En tales condiciones, el Brexit no pasaría e ser una anécdota que solo acabará perjudicando a los propios británicos (digan lo que digan sus defensores), e, incluso, podría acabar siendo beneficiosa para la propia UE, si ello sirviera para recomponer la política económica común y fortalecer la gobernanza europea, de tal modo que fenómenos similares que puedan surgir en otros territorios, no encuentren incentivos para seguir la misma impresentable senda.
¿Demasiado tarde? Espero que no, porque una Europa desmembrada y débil es la peor solución de todas las posibles. En el fondo, estoy casi seguro de que si los ciudadanos europeos conocieran en detalle el alcance de lo que nos estamos jugando, le darían una patada democrática a sus actuales líderes, y elegirían a otros mucho más cercanos a la filosofía de los padres fundadores de la cosa.

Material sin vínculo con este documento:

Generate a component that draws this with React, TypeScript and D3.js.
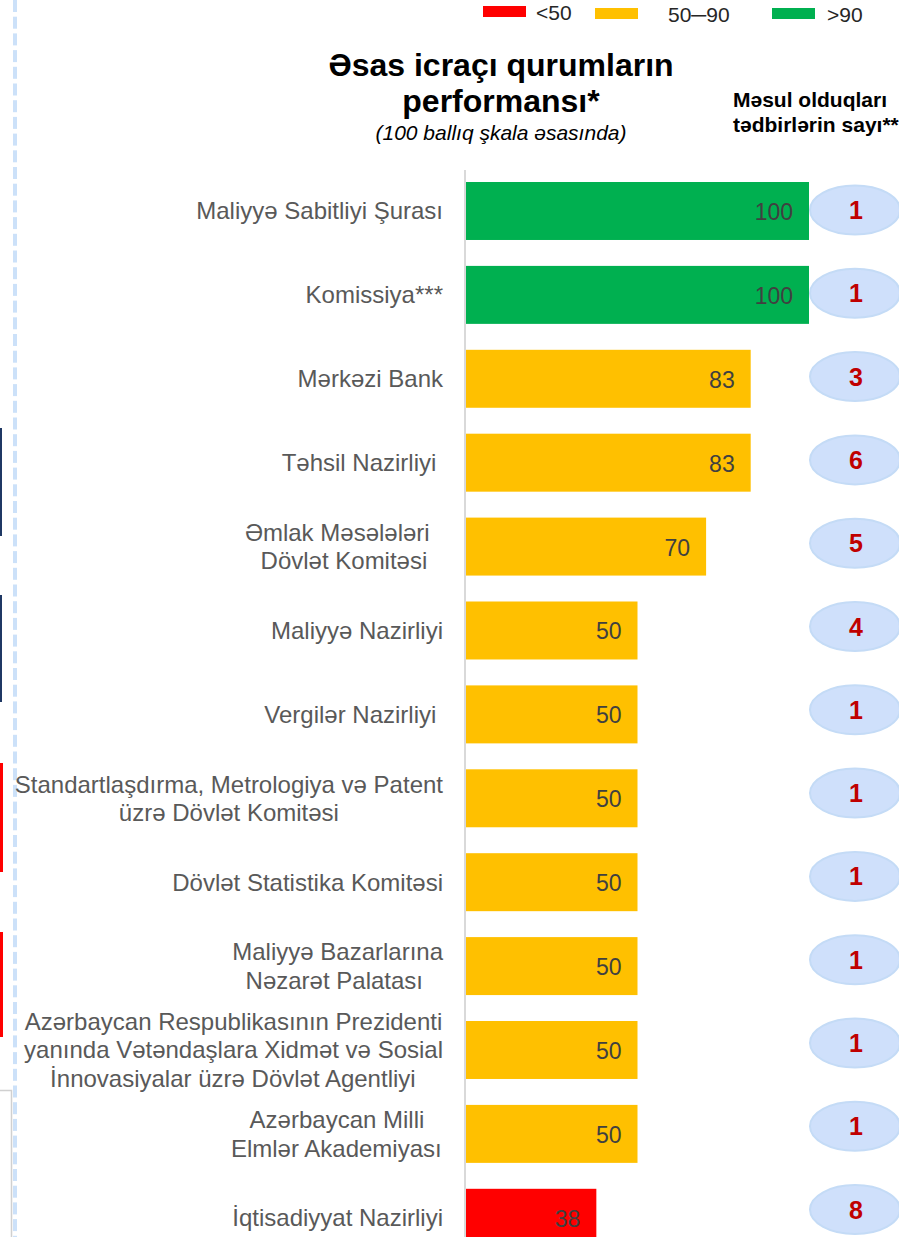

Y digo casi, porque, a lo peor, lo que de verdad añoramos los europeos son aquellos tiempos en los que nos matábamos entre nosotros, una y otra vez, por un quítame aquellas banderas, aquellos territorios, o aquellas religiones. Y si así fuera, podremos luego lamentarnos mucho, pero también tendríamos que aceptar que eso sería exactamente lo que nos merecemos. He dicho.